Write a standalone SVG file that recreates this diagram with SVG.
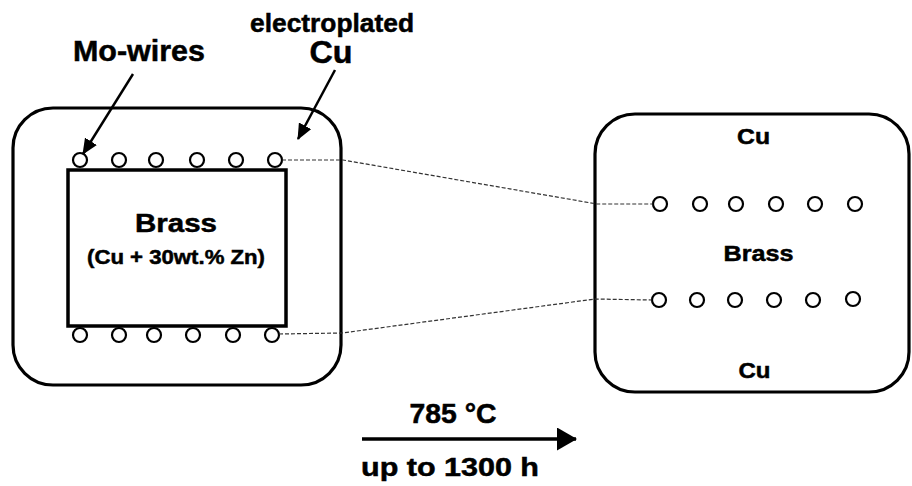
<svg xmlns="http://www.w3.org/2000/svg" width="912" height="486" viewBox="0 0 912 486">
<style>
text{font-family:"Liberation Sans",Arial,Helvetica,sans-serif;font-weight:bold;fill:#000;stroke:#000;stroke-width:0.5;text-anchor:middle}
.box{fill:none;stroke:#000;stroke-width:3.2}
.core{fill:#fff;stroke:#000;stroke-width:3.5}
.wire{fill:#fff;stroke:#000;stroke-width:2.2}
.dash{fill:none;stroke:#333;stroke-width:1.2;stroke-dasharray:4 2}
.lead{stroke:#000;stroke-width:2.5;fill:none}
</style>
<defs>
<marker id="ah" markerUnits="userSpaceOnUse" markerWidth="16" markerHeight="14" refX="15" refY="7" orient="auto">
<path d="M0,0 L16,7 L0,14 Z" fill="#000"/>
</marker>
<marker id="bigah" markerUnits="userSpaceOnUse" markerWidth="20" markerHeight="24" refX="19" refY="11.5" orient="auto">
<path d="M0,0 L20,11.5 L0,23 Z" fill="#000"/>
</marker>
</defs>

<g id="left-specimen">
<rect class="box" x="13" y="108" width="328" height="277" rx="40" ry="40"/>
<rect class="core" x="68" y="170" width="218" height="156"/>
<text x="176" y="232" font-size="26" textLength="82" lengthAdjust="spacingAndGlyphs">Brass</text>
<text x="176" y="264" font-size="20" textLength="178" lengthAdjust="spacingAndGlyphs">(Cu + 30wt.% Zn)</text>
<g id="left-wires-top">
<circle class="wire" cx="80" cy="160" r="7"/>
<circle class="wire" cx="119" cy="160" r="7"/>
<circle class="wire" cx="156" cy="160" r="7"/>
<circle class="wire" cx="197" cy="160" r="7"/>
<circle class="wire" cx="236" cy="160" r="7"/>
<circle class="wire" cx="275" cy="160" r="7"/>
</g>
<g id="left-wires-bottom">
<circle class="wire" cx="80" cy="335" r="7"/>
<circle class="wire" cx="119" cy="335" r="7"/>
<circle class="wire" cx="154" cy="335" r="7"/>
<circle class="wire" cx="193" cy="335" r="7"/>
<circle class="wire" cx="233" cy="335" r="7"/>
<circle class="wire" cx="272" cy="335" r="7"/>
</g>
</g>

<g id="right-specimen">
<rect class="box" x="595" y="114" width="314" height="278" rx="40" ry="40"/>
<text x="753.5" y="144" font-size="22" textLength="33" lengthAdjust="spacingAndGlyphs">Cu</text>
<text x="758.5" y="261" font-size="22" textLength="70" lengthAdjust="spacingAndGlyphs">Brass</text>
<text x="754.5" y="378" font-size="22" textLength="32" lengthAdjust="spacingAndGlyphs">Cu</text>
<g id="right-wires-top">
<circle class="wire" cx="660" cy="204" r="7"/>
<circle class="wire" cx="700" cy="204" r="7"/>
<circle class="wire" cx="736" cy="204" r="7"/>
<circle class="wire" cx="776" cy="204" r="7"/>
<circle class="wire" cx="815" cy="204" r="7"/>
<circle class="wire" cx="855" cy="204" r="7"/>
</g>
<g id="right-wires-bottom">
<circle class="wire" cx="659" cy="300" r="7"/>
<circle class="wire" cx="697" cy="300" r="7"/>
<circle class="wire" cx="735" cy="300" r="7"/>
<circle class="wire" cx="774" cy="300" r="7"/>
<circle class="wire" cx="813" cy="300" r="7"/>
<circle class="wire" cx="853" cy="299" r="7"/>
</g>
</g>

<g id="label-mo">
<text x="139" y="61" font-size="29" textLength="132" lengthAdjust="spacingAndGlyphs">Mo-wires</text>
</g>
<g id="label-cu">
<text x="332" y="32" font-size="25" textLength="164" lengthAdjust="spacingAndGlyphs">electroplated</text>
<text x="331" y="63" font-size="31" textLength="43" lengthAdjust="spacingAndGlyphs">Cu</text>
</g>
<g id="label-process">
<text x="453" y="423" font-size="27" textLength="87" lengthAdjust="spacingAndGlyphs">785 °C</text>
<text x="450" y="476" font-size="26" textLength="178" lengthAdjust="spacingAndGlyphs">up to 1300 h</text>
</g>

<g id="connectors">
<path class="dash" d="M282,160 L343,160 L597,204 L653,204"/>
<path class="dash" d="M279,334 L342,333 L595,299 L652,300"/>
<line class="lead" x1="133" y1="74" x2="83" y2="154" marker-end="url(#ah)"/>
<line class="lead" x1="335" y1="70" x2="298" y2="139" marker-end="url(#ah)"/>
<line x1="362" y1="439" x2="576" y2="439" stroke="#000" stroke-width="3.5" marker-end="url(#bigah)"/>
</g>
</svg>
■ ■ ■ ■
Without including any pictures, reproduce the listing exactly.

Write a standalone SVG file that recreates this diagram with SVG.
<svg xmlns="http://www.w3.org/2000/svg" width="912" height="486" viewBox="0 0 912 486">
<style>
text{font-family:"Liberation Sans",Arial,Helvetica,sans-serif;font-weight:bold;fill:#000;stroke:#000;stroke-width:0.5;text-anchor:middle}
.box{fill:none;stroke:#000;stroke-width:3.2}
.core{fill:#fff;stroke:#000;stroke-width:3.5}
.wire{fill:#fff;stroke:#000;stroke-width:2.2}
.dash{fill:none;stroke:#333;stroke-width:1.2;stroke-dasharray:4 2}
.lead{stroke:#000;stroke-width:2.5;fill:none}
</style>
<defs>
<marker id="ah" markerUnits="userSpaceOnUse" markerWidth="16" markerHeight="14" refX="15" refY="7" orient="auto">
<path d="M0,0 L16,7 L0,14 Z" fill="#000"/>
</marker>
<marker id="bigah" markerUnits="userSpaceOnUse" markerWidth="20" markerHeight="24" refX="19" refY="11.5" orient="auto">
<path d="M0,0 L20,11.5 L0,23 Z" fill="#000"/>
</marker>
</defs>

<g id="left-specimen">
<rect class="box" x="13" y="108" width="328" height="277" rx="40" ry="40"/>
<rect class="core" x="68" y="170" width="218" height="156"/>
<text x="176" y="232" font-size="26" textLength="82" lengthAdjust="spacingAndGlyphs">Brass</text>
<text x="176" y="264" font-size="20" textLength="178" lengthAdjust="spacingAndGlyphs">(Cu + 30wt.% Zn)</text>
<g id="left-wires-top">
<circle class="wire" cx="80" cy="160" r="7"/>
<circle class="wire" cx="119" cy="160" r="7"/>
<circle class="wire" cx="156" cy="160" r="7"/>
<circle class="wire" cx="197" cy="160" r="7"/>
<circle class="wire" cx="236" cy="160" r="7"/>
<circle class="wire" cx="275" cy="160" r="7"/>
</g>
<g id="left-wires-bottom">
<circle class="wire" cx="80" cy="335" r="7"/>
<circle class="wire" cx="119" cy="335" r="7"/>
<circle class="wire" cx="154" cy="335" r="7"/>
<circle class="wire" cx="193" cy="335" r="7"/>
<circle class="wire" cx="233" cy="335" r="7"/>
<circle class="wire" cx="272" cy="335" r="7"/>
</g>
</g>

<g id="right-specimen">
<rect class="box" x="595" y="114" width="314" height="278" rx="40" ry="40"/>
<text x="753.5" y="144" font-size="22" textLength="33" lengthAdjust="spacingAndGlyphs">Cu</text>
<text x="758.5" y="261" font-size="22" textLength="70" lengthAdjust="spacingAndGlyphs">Brass</text>
<text x="754.5" y="378" font-size="22" textLength="32" lengthAdjust="spacingAndGlyphs">Cu</text>
<g id="right-wires-top">
<circle class="wire" cx="660" cy="204" r="7"/>
<circle class="wire" cx="700" cy="204" r="7"/>
<circle class="wire" cx="736" cy="204" r="7"/>
<circle class="wire" cx="776" cy="204" r="7"/>
<circle class="wire" cx="815" cy="204" r="7"/>
<circle class="wire" cx="855" cy="204" r="7"/>
</g>
<g id="right-wires-bottom">
<circle class="wire" cx="659" cy="300" r="7"/>
<circle class="wire" cx="697" cy="300" r="7"/>
<circle class="wire" cx="735" cy="300" r="7"/>
<circle class="wire" cx="774" cy="300" r="7"/>
<circle class="wire" cx="813" cy="300" r="7"/>
<circle class="wire" cx="853" cy="299" r="7"/>
</g>
</g>

<g id="label-mo">
<text x="139" y="61" font-size="29" textLength="132" lengthAdjust="spacingAndGlyphs">Mo-wires</text>
</g>
<g id="label-cu">
<text x="332" y="32" font-size="25" textLength="164" lengthAdjust="spacingAndGlyphs">electroplated</text>
<text x="331" y="63" font-size="31" textLength="43" lengthAdjust="spacingAndGlyphs">Cu</text>
</g>
<g id="label-process">
<text x="453" y="423" font-size="27" textLength="87" lengthAdjust="spacingAndGlyphs">785 °C</text>
<text x="450" y="476" font-size="26" textLength="178" lengthAdjust="spacingAndGlyphs">up to 1300 h</text>
</g>

<g id="connectors">
<path class="dash" d="M282,160 L343,160 L597,204 L653,204"/>
<path class="dash" d="M279,334 L342,333 L595,299 L652,300"/>
<line class="lead" x1="133" y1="74" x2="83" y2="154" marker-end="url(#ah)"/>
<line class="lead" x1="335" y1="70" x2="298" y2="139" marker-end="url(#ah)"/>
<line x1="362" y1="439" x2="576" y2="439" stroke="#000" stroke-width="3.5" marker-end="url(#bigah)"/>
</g>
</svg>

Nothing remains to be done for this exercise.